Both of these sources will tell you that the mansion shown in the opening credits for The Beverly Hillbillies was in fact 750 Bel Air Road - not in Beverly Hills at all, but in nearby Bel Air. Wikipedia has a page on this stately pile, referring to it as the Chartwell Mansion, which acknowledges the Beverly Hillbillies connection (but doesn't give the address used in the series). It was built in 1933 "in the style of a French chateau" for Lynn Atkinson, a wealthy engineering contractor, as a surprise present for his wife. Sadly the first owners never lived there, after Mrs. Atkinson described it as "so grandiose", not to say "pretentious". Atkinson sold the property in 1945 to the hotelier Arnold Kirkeby. One rumour suggests that Kirkeby had bankrolled the building of the house; another that Atkinson was forced to sell it to pay off a gambling debt.
The mansion was largely rebuilt in the 1980s, and in 2018 it was bought by Rupert Murdoch's eldest son, Lachlan, for a reported $150 million - the highest price for any American home that year, and the highest ever in California.
If you want to read more about 750 Bel Air Road, you can find it on a blog with the catchy title of iamnotastalker.com. (This is my source for much of the above information.)

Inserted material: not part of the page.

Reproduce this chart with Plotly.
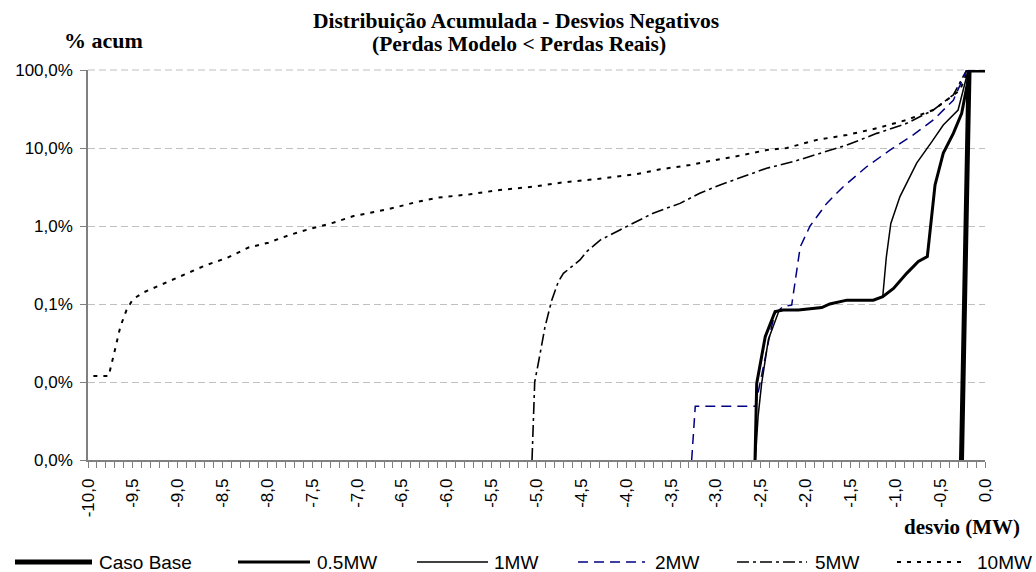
import plotly.graph_objects as go

# ---------------- data (values in %) ----------------
caso_x = [-0.262, -0.178, 0.0]
caso_y = [0.001, 100, 100]

mw05_x = [-2.564, -2.545, -2.45, -2.34, -2.25, -2.08, -1.82, -1.73, -1.54, -1.245, -1.14,
          -1.02, -0.873, -0.743, -0.643, -0.557, -0.465, -0.353, -0.26, -0.167, 0.0]
mw05_y = [0.001, 0.0096, 0.038, 0.08, 0.084, 0.084, 0.09, 0.1, 0.112, 0.112, 0.124,
          0.158, 0.247, 0.35, 0.405, 3.36, 8.6, 15.4, 27.8, 100, 100]

mw1_x = [-2.56, -2.53, -2.49, -2.415, -2.30, -2.25, -2.08, -1.82, -1.73, -1.54, -1.245, -1.14,
         -1.10, -1.05, -0.948, -0.762, -0.594, -0.465, -0.3, -0.186, 0.0]
mw1_y = [0.001, 0.0036, 0.0096, 0.035, 0.08, 0.084, 0.084, 0.09, 0.1, 0.112, 0.112, 0.124,
         0.4, 1.08, 2.38, 6.4, 12, 19.7, 30.7, 100, 100]

mw2_x = [-3.27, -3.23, -2.56, -2.51, -2.434, -2.38, -2.34, -2.25, -2.155, -2.118, -2.06, -1.95,
         -1.765, -1.58, -1.32, -1.06, -0.8, -0.576, -0.353, -0.204, 0.0]
mw2_y = [0.001, 0.0049, 0.0049, 0.0096, 0.0257, 0.051, 0.076, 0.093, 0.097, 0.18, 0.54, 1.0,
         1.95, 3.19, 5.75, 9.4, 14.7, 22.9, 41, 100, 100]

mw5_x = [-5.05, -5.02, -4.96, -4.905, -4.83, -4.757, -4.70, -4.515, -4.44, -4.29, -4.07, -3.846,
         -3.70, -3.40, -3.18, -2.954, -2.806, -2.434, -2.137, -1.80, -1.54, -1.207, -0.873,
         -0.576, -0.353, -0.204, 0.0]
mw5_y = [0.001, 0.01, 0.023, 0.051, 0.112, 0.193, 0.247, 0.367, 0.47, 0.66, 0.89, 1.19,
         1.46, 1.95, 2.63, 3.36, 3.89, 5.5, 6.69, 8.7, 10.9, 15.4, 20.7,
         30.7, 48, 100, 100]

mw10_x = [-9.94, -9.77, -9.70, -9.64, -9.57, -9.50, -9.38, -9.16, -8.92, -8.68, -8.45, -8.21,
          -7.99, -7.75, -7.525, -7.28, -7.04, -6.80, -6.58, -6.34, -6.10, -5.74, -5.41, -5.035,
          -4.70, -4.33, -4.105, -3.88, -3.62, -3.29, -3.07, -2.806, -2.434, -2.21, -1.876,
          -1.54, -1.207, -0.873, -0.576, -0.427, -0.28, -0.19, 0.0]
mw10_y = [0.0119, 0.0119, 0.0257, 0.051, 0.084, 0.115, 0.141, 0.18, 0.24, 0.316, 0.39, 0.53,
          0.61, 0.77, 0.92, 1.09, 1.34, 1.52, 1.72, 2.03, 2.31, 2.55, 2.9, 3.19,
          3.63, 4.0, 4.28, 4.64, 5.33, 6.05, 6.8, 7.7, 9.4, 10.0, 12.7,
          14.7, 17.9, 22.9, 30.7, 41, 55, 100, 100]

x_tickvals = [-10.0, -9.5, -9.0, -8.5, -8.0, -7.5, -7.0, -6.5, -6.0, -5.5, -5.0,
              -4.5, -4.0, -3.5, -3.0, -2.5, -2.0, -1.5, -1.0, -0.5, 0.0]
x_ticktext = ["-10,0", "-9,5", "-9,0", "-8,5", "-8,0", "-7,5", "-7,0", "-6,5", "-6,0", "-5,5", "-5,0",
              "-4,5", "-4,0", "-3,5", "-3,0", "-2,5", "-2,0", "-1,5", "-1,0", "-0,5", "0,0"]
y_tickvals = [100, 10, 1, 0.1, 0.01, 0.001]
y_ticktext = ["100,0%", "10,0%", "1,0%", "0,1%", "0,0%", "0,0%"]

series_names = ["Caso Base", "0.5MW", "1MW", "2MW", "5MW", "10MW"]

# ---------------- styles ----------------
styles = [
    dict(color="black", width=5, dash="solid"),
    dict(color="black", width=3, dash="solid"),
    dict(color="black", width=1.5, dash="solid"),
    dict(color="#000080", width=1.5, dash="10px,6px"),
    dict(color="black", width=1.6, dash="12px,4px,3px,4px"),
    dict(color="black", width=2, dash="4px,6px"),
]
xs = [caso_x, mw05_x, mw1_x, mw2_x, mw5_x, mw10_x]
ys = [caso_y, mw05_y, mw1_y, mw2_y, mw5_y, mw10_y]

fig = go.Figure()
order = [5, 4, 3, 2, 1, 0]
for i in order:
    fig.add_trace(go.Scatter(x=xs[i], y=ys[i], mode="lines", name=series_names[i],
                             line=styles[i], showlegend=False, hoverinfo="x+y+name"))

L, R, T, B = 88, 51, 70, 112
W, H = 1036, 572
pw, ph = W - L - R, H - T - B


def px_x(p):
    return (p - L) / pw


def px_y(p):
    return 1 - (p - T) / ph


serif = "Liberation Serif, Times New Roman, serif"
sans = "Liberation Sans, Arial, sans-serif"

annotations = [
    dict(text="<b>Distribuição Acumulada - Desvios Negativos</b>", x=px_x(516), y=px_y(21),
         font=dict(family=serif, size=21.5, color="black")),
    dict(text="<b>(Perdas Modelo &lt; Perdas Reais)</b>", x=px_x(519), y=px_y(44),
         font=dict(family=serif, size=21.5, color="black")),
    dict(text="<b>% acum</b>", x=px_x(103), y=px_y(40),
         font=dict(family=serif, size=22, color="black")),
    dict(text="<b>desvio (MW)</b>", x=px_x(1022), y=px_y(527), xanchor="right",
         font=dict(family=serif, size=21, color="black")),
]
for a in annotations:
    a.setdefault("xanchor", "center")
    a.update(xref="paper", yref="paper", yanchor="middle", showarrow=False)

# top (100%) gridline, which sits on the plot edge
shapes = [dict(type="line", xref="paper", yref="paper", x0=0, x1=1, y0=1, y1=1, layer="below",
               line=dict(color="#c0c0c0", width=1.2, dash="7px,4px"))]

# custom legend (long line samples like the original)
leg_y = px_y(562)
leg_pos = [(15, 92, 97), (238, 310, 315), (417, 488, 492), (578, 645, 653), (737, 807, 813), (897, 963, 975)]
for i, (a, b, t) in enumerate(leg_pos):
    st = styles[i]
    shapes.append(dict(type="line", xref="paper", yref="paper", x0=px_x(a), x1=px_x(b),
                       y0=leg_y, y1=leg_y,
                       line=dict(color=st["color"], width=st["width"], dash=st["dash"])))
    annotations.append(dict(text=series_names[i], xref="paper", yref="paper", x=px_x(t), y=leg_y,
                            xanchor="left", yanchor="middle", showarrow=False,
                            font=dict(family=sans, size=19, color="black")))

fig.update_layout(
    width=W, height=H,
    margin=dict(l=L, r=R, t=T, b=B),
    paper_bgcolor="white", plot_bgcolor="white",
    showlegend=False,
    annotations=annotations,
    shapes=shapes,
    xaxis=dict(
        range=[-10, 0], tickmode="array", tickvals=x_tickvals, ticktext=x_ticktext,
        tickangle=-90, tickfont=dict(family=sans, size=17, color="black"),
        ticklabelstandoff=4,
        showgrid=False, zeroline=False,
        showline=True, linecolor="#808080", linewidth=1.5,
        ticks="outside", ticklen=6, tickcolor="#808080", tickwidth=1,
        minor=dict(dtick=0.1, ticks="outside", ticklen=6, tickcolor="#808080", tickwidth=1, showgrid=False),
    ),
    yaxis=dict(
        type="log", range=[-3, 2], tickmode="array", tickvals=y_tickvals, ticktext=y_ticktext,
        tickfont=dict(family=sans, size=17, color="black"),
        ticklabelstandoff=4,
        showgrid=True, gridcolor="#c0c0c0", gridwidth=1, griddash="7px,4px",
        zeroline=False, showline=True, linecolor="#808080", linewidth=1.5,
        ticks="outside", ticklen=6, tickcolor="#808080", tickwidth=1,
    ),
)

fig.write_html("out.html")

As for Crestview Drive: a search for that name alone found nothing to do with the Beverly Hillbillies, but it did come up with two addresses in England: one in Orpington, Kent (south-east London) and the other in Lowestoft, Suffolk. A two-bed semi in the former was on sale on Rightmove for £550,000, and a three-bed semi for £100,000 more. Meanwhile in Lowestoft you can get a two-bed detached bungalow for £240,000.
The bungalows in Lowestoft appear to be of 1960s or 70s vintage, so you have to wonder whether the developers knew about the Hillbillies. I don't think you could say that about those in Orpington however; those semis look more like the 1930s, and Crest View is spelt as two different words.